Dynamics of soil and root C stocks following afforestation of croplands with poplars in a semi-arid region in northeast China

Background and aims Afforestation on croplands can help sequester atmospheric CO2 through increased carbon (C) storage in the soil and vegetation. However, the dynamics of soil organic C (SOC) and root C stocks, particularly those in the deeper soil layers, following afforestation are not well documented for semi-arid regions. The aim of this study was to investigate the dynamics of soil and root C stocks to 1 m depth following afforestation with poplar (Populus x xiaozhuanica W. Y. Hsu & Liang) on croplands at the Keerqin Sandy Lands in northeast China.

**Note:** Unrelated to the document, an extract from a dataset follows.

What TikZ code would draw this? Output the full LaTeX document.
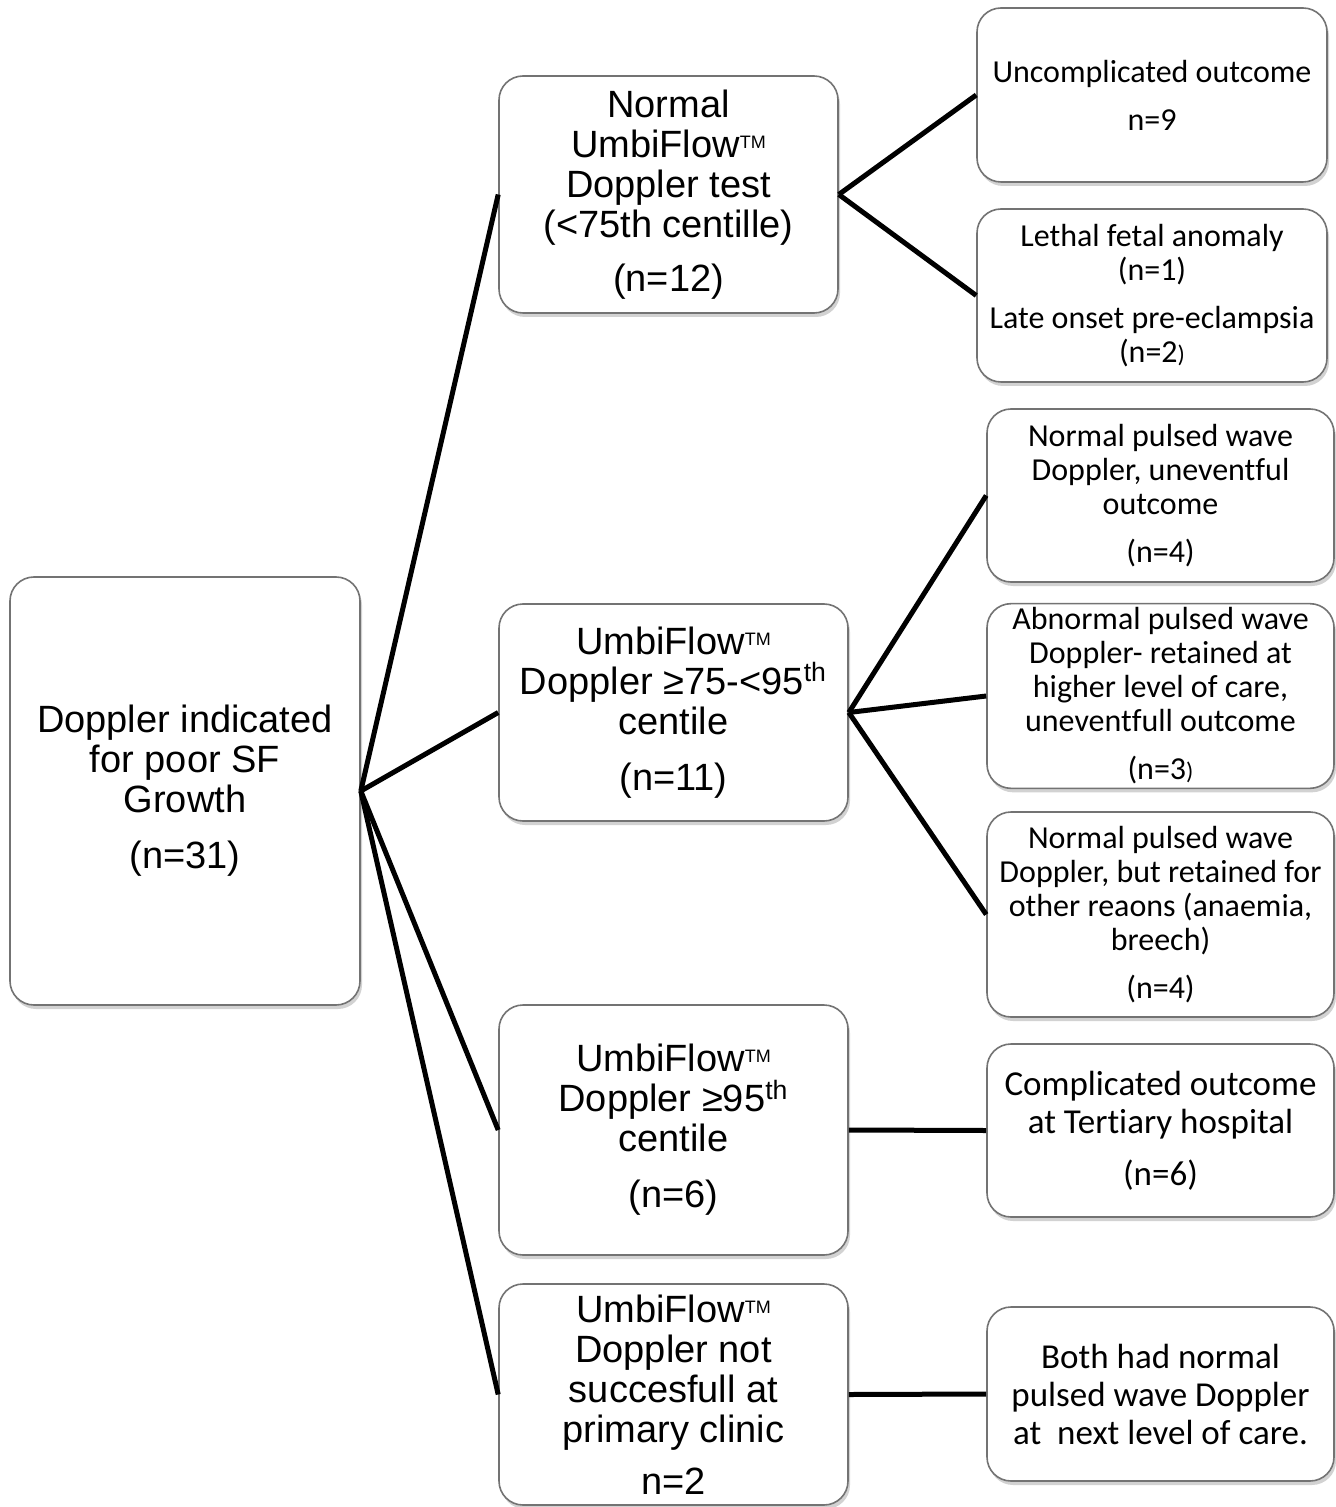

Methods Forest floor, root and mineral soil samples were collected from 23 paired plots of poplar plantations with different stand basal areas (SBA, ranging from 0.2 m(2)ha(-1) to 32.6 m(2)ha(-1)) and reference croplands using a paired-site design. Changes of SOC concentration and content, and root C content were analyzed using paired t tests, and the relationships between forest floor C content, soil and root Delta(C) (Delta(C) refers to the difference in C stocks between a poplar plantation and the paired cropland) and SBA were tested with a polynomial regression analysis. Results Afforestation resulted in linear increases of Delta C in the forest floor and 0-10 cm mineral soil with SBA (R-2= 0.67, p< 0.001 and R-2= 0.34, p= 0.003, respectively), but there were no clear relationships between SOC stocks in the soil deeper than 10 cm and SBA. The fine root C stock increased by afforestation across all the soil layers (p< 0.05), and root Delta C had a quadratic curve (the first two mineral soil layers) or linear (the other mineral soil layers) relationship with SBA. About 73 % of the variance of Delta C in the top soil was explained by changes in the forest floor C stock, but changes in plant derived C stocks did not explain the variance of soil Delta C in the deeper layers very well. Conclusions Our study suggest that afforestation increased C sequestration in the forest floor and surface mineral soil, and C stocks in the forest floor and surface mineral soil and roots were strongly controlled by the SBA, which changes with stand development, in the studied semiarid region in northeast China.